In industrial restructuring, we formulated and implemented development
programs and industrial policies for energy, important raw material production,
equipment manufacturing and other sectors, and adopted policy measures to
encourage development of the wholesale and retail industry. We guided and
supported major industries to ensure their sound development and closed down a
number of production facilities that had backward equipment, wasted energy,
created serious pollution and were unsafe.
We paid particular attention to energy and resource conservation and
environmental protection and laid out tasks, policies and measures for building
a resource-conserving society and developing a circular economy in order to
change the pattern of economic growth. We launched 178 major projects that save
energy and water and comprehensively utilize resources. Management of mineral
exploration and exploitation, land use, and urban and rural planning was
enhanced. Last year, 15.2 billion yuan from the sale of treasury bonds was used
to finance key ecological projects undertaken to prevent and control pollution
in the basins of the Huai River, Tai Lake and other major rivers and lakes,
protect virgin forests, return farmland to forests or grassland, and prevent and
control desertification. We launched special projects to address serious
environmental problems that were endangering people's health.
3. Deepening economic restructuring and opening China further to the outside
world. Trials of comprehensive rural reform were carried forward. Significant
progress was made in introducing a shareholding system in state-owned commercial
banks and in reforming rural credit cooperatives. Reform of the shareholder
structure of listed companies made steady progress. Reform of the mechanism for
setting the Renminbi exchange rate was implemented smoothly. Introduction of a
modern corporate structure in state-owned enterprises was accelerated. A total
of 21.9 billion yuan was allocated by the central government to subsidize the
policy-based closure and bankruptcy of 116 state-owned enterprises.

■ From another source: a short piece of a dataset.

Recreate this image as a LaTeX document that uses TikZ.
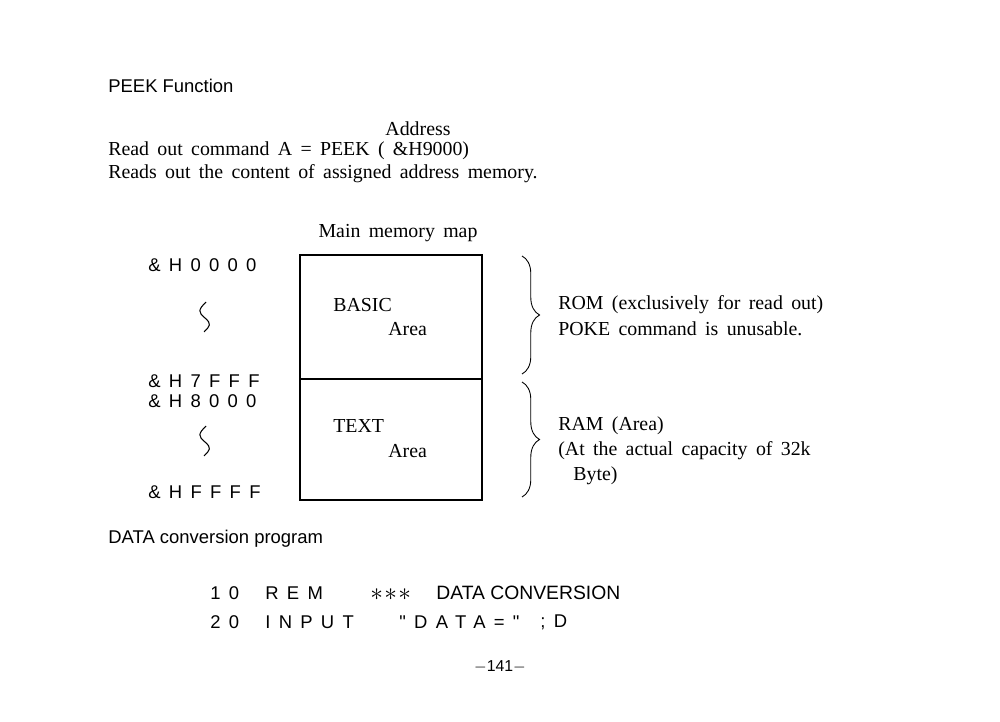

The work of
relieving enterprises of their obligation to operate social programs continued.
Reform in the areas of public finance, tax, investment and pricing was deepened.
Reform of the postal service system was initiated. Further progress was made in
the reform of the railway and civil aviation systems. Policy measures were
adopted to encourage, support and guide the growth of the non-public sector of
the economy. Breakthroughs were made in reforms in some major areas.
We actively addressed new issues arising in the course of opening China to
the outside world. The structure of foreign trade was improved by adjusting
policies concerning export rebates, tariffs and processing trade. The export
rebate mechanism was improved. Steady progress was made in opening the service
sector to foreign competition. Overall arrangements were made for work after the
transition period following China's entry into the WTO.